Wind power close to home.

The tail wind for Germany's turbines is being provided by a 2001 law passed by Germany's red-green coalition government. The law requires energy-delivery companies to use all power produced from such renewable sources as wind and sun, and sets a minimum price for power produced by the wind turbines. Currently, new wind turbines are guaranteed a price between 8.8 cents and 8.9 cents (9.5 and 9.6 U.S. cents) per kilowatt hour for five years. At the end of the period, the price decreases.

By comparison, the producer price of a company managing one of Germany's older nuclear power plants may be as low as 3 cents per kilowatt hour.

Greens lead push for renewable power

At the heart of the law lies the Green party's desire to protect the enviroment by shutting down the country's 19 nuclear power plants and shifting some of the burden to renewable sources of energy like wind power.

"For the foreseeable future, wind energy will be the driving force in electricity production and as a result for protection of the environment," Trittin said in the August speech.

Not everyone in Germany shares Trittin's enthusiasm for the tribunes, and their noisy propellers. From the Black Forest in the south to the North Sea islands of East Frisia in the north, groups have sprung up in protest at the tall turbines that have risen on the landscapes.

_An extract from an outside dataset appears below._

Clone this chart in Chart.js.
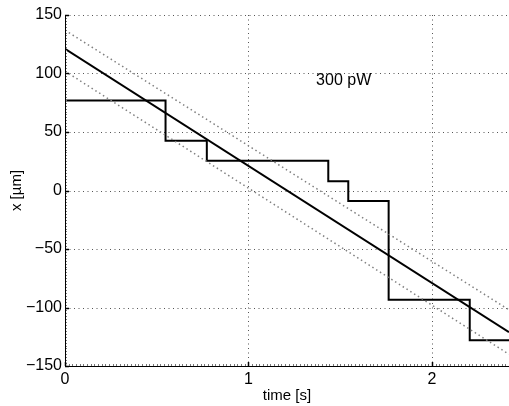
<!DOCTYPE html>
<html><head><meta charset="utf-8">
<script src="https://cdn.jsdelivr.net/npm/chart.js@4/dist/chart.umd.min.js"></script>
<style>html,body{margin:0;padding:0;background:#fff}#wrap{width:509px;height:406px}</style>
</head><body><div id="wrap"><canvas id="c" width="509" height="406"></canvas></div>
<script>
// ---- data ----
const stepTimes   = [0, 0.548, 0.773, 1.435, 1.544, 1.764, 2.206, 2.42];
const stepValues  = [77, 42.5, 25.5, 8, -9, -93.3, -128, -128];
const fitTimes    = [0, 2.42];
const fitValues   = [121, -121];
const upperValues = [137, -102];
const lowerValues = [102, -140];
const xTicks = [0, 1, 2];
const yTicks = [-150, -100, -50, 0, 50, 100, 150];
const annotationText = '300 pW';
const annotationAt = [1.519, 94];

const FONT = "'Liberation Sans', Arial, Helvetica, sans-serif";
const pts = (xs, ys) => xs.map((x, i) => ({x: x, y: ys[i]}));

const axesPlugin = {
  id: 'matlabAxes',
  beforeDatasetsDraw(chart) {
    const {ctx, chartArea: a, scales: {x, y}} = chart;
    ctx.save();
    ctx.strokeStyle = '#555';
    ctx.lineWidth = 1;
    ctx.setLineDash([1, 3.5]);
    xTicks.forEach(v => {
      if (v === x.min) return;
      const px = Math.round(x.getPixelForValue(v)) + 0.5;
      ctx.beginPath(); ctx.moveTo(px, a.top); ctx.lineTo(px, a.bottom); ctx.stroke();
    });
    yTicks.forEach(v => {
      if (v === y.min) return;
      const py = Math.round(y.getPixelForValue(v)) + 0.5;
      ctx.beginPath(); ctx.moveTo(a.left, py); ctx.lineTo(a.right, py); ctx.stroke();
    });
    ctx.restore();
  },
  afterDatasetsDraw(chart) {
    const {ctx, chartArea: a, scales: {x, y}} = chart;
    ctx.save();
    // minor ticks
    ctx.strokeStyle = '#777';
    ctx.lineWidth = 1;
    for (let v = y.min; v <= y.max; v += 2.5) {
      const py = Math.round(y.getPixelForValue(v)) + 0.5;
      ctx.beginPath(); ctx.moveTo(a.left, py); ctx.lineTo(a.left + 2, py); ctx.stroke();
    }
    for (let v = x.min; v <= x.max; v += 0.02) {
      const px = Math.round(x.getPixelForValue(v)) + 0.5;
      ctx.beginPath(); ctx.moveTo(px, a.bottom); ctx.lineTo(px, a.bottom - 2); ctx.stroke();
    }
    // axes
    ctx.strokeStyle = '#000';
    ctx.lineWidth = 1;
    const lx = Math.round(a.left) + 0.5, by = Math.round(a.bottom) + 0.5;
    ctx.beginPath(); ctx.moveTo(lx, a.top); ctx.lineTo(lx, by); ctx.lineTo(a.right, by); ctx.stroke();
    // major ticks
    ctx.lineWidth = 1.5;
    yTicks.forEach(v => {
      const py = Math.round(y.getPixelForValue(v)) + 0.5;
      ctx.beginPath(); ctx.moveTo(a.left, py); ctx.lineTo(a.left + 4, py); ctx.stroke();
    });
    xTicks.forEach(v => {
      const px = Math.round(x.getPixelForValue(v)) + 0.5;
      ctx.beginPath(); ctx.moveTo(px, a.bottom); ctx.lineTo(px, a.bottom - 4); ctx.stroke();
    });
    // annotation
    ctx.fillStyle = '#000';
    ctx.font = '16px ' + FONT;
    ctx.textAlign = 'center';
    ctx.textBaseline = 'middle';
    ctx.fillText(annotationText, x.getPixelForValue(annotationAt[0]), y.getPixelForValue(annotationAt[1]));
    ctx.restore();
  }
};

new Chart(document.getElementById('c'), {
  type: 'line',
  data: {
    datasets: [
      {data: pts(fitTimes, upperValues), borderColor: '#808080', borderWidth: 1.5, borderDash: [1.5, 3], pointRadius: 0, fill: false},
      {data: pts(fitTimes, lowerValues), borderColor: '#808080', borderWidth: 1.5, borderDash: [1.5, 3], pointRadius: 0, fill: false},
      {data: pts(fitTimes, fitValues), borderColor: '#000', borderWidth: 2, pointRadius: 0, fill: false},
      {data: pts(stepTimes, stepValues), borderColor: '#000', borderWidth: 2, pointRadius: 0, fill: false, stepped: 'before'}
    ]
  },
  options: {
    responsive: false,
    animation: false,
    devicePixelRatio: 1,
    layout: {padding: {top: 15, left: 0, right: 0, bottom: 0}},
    plugins: {legend: {display: false}, tooltip: {enabled: false}},
    scales: {
      x: {
        type: 'linear', min: 0, max: 2.42,
        afterBuildTicks(s) { s.ticks = xTicks.map(v => ({value: v})); },
        afterFit(s) { s.height = 40; },
        grid: {display: false, drawTicks: false},
        border: {display: false},
        ticks: {color: '#000', font: {size: 16, family: FONT}, padding: 4, maxRotation: 0, autoSkip: false},
        title: {display: true, text: 'time [s]', color: '#000', font: {size: 15, family: FONT}, padding: {top: 0, bottom: 1}}
      },
      y: {
        type: 'linear', min: -150, max: 150,
        afterBuildTicks(s) { s.ticks = yTicks.map(v => ({value: v})); },
        afterFit(s) { s.width = 65; },
        grid: {display: false, drawTicks: false},
        border: {display: false},
        ticks: {color: '#000', font: {size: 16, family: FONT}, padding: 3, autoSkip: false,
                callback: v => (v < 0 ? '\u2212' + Math.abs(v) : String(v))},
        title: {display: true, text: 'x [\u00b5m]', color: '#000', font: {size: 15, family: FONT}, padding: {top: 8, bottom: 0}}
      }
    }
  },
  plugins: [axesPlugin]
});
</script>
</body></html>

Disadvantages cause public concern

Manfred Knake is one of the island residents who has had enough. Speaking to DW-WORLD, Knake said "I don't have anything against wind energy personally." He estimates 200 windmills dot the landscape in his area. But he said he did have something against facilities that drive away birds that no longer fly to the area because they are afraid of the facilities. "We are trying to save the things that still can be saved," he added.

As part of the effort, the group he leads sent a package of documents weighing more than eight pounds to the European Commission in December 2001 to protest an amendment to a national park law that the group says restricts the habitat of some birds covered by EU laws. Last year, the commission asked the German government to provide a detailed explanation about the issue.

Josef Könning, a resident of northwestern Germany, has a more personal reason for opposing the facilities. Könning lives between two of the mills.During the day, they cast major shadows that constantly move through his house,he once told a Munich newspaper, the Süddeutsche Zeitung. And at night, they cause sleep-robbing noise. "There is always something in motion," he said.

When the land is full, look to the sea

Despite the protests, the German government is planning to press ahead with its plan. With room running out on land, officials have set their sights on setting up offshore wind parks in the Baltic and North seas, facilities that would be much more efficient than their onshore cousins. Thus far, only two of 30 possible parks have won regulatory approval, an official with the German Environmental Ministry said. And the others will have to wait in line because the approval process takes about three years to complete.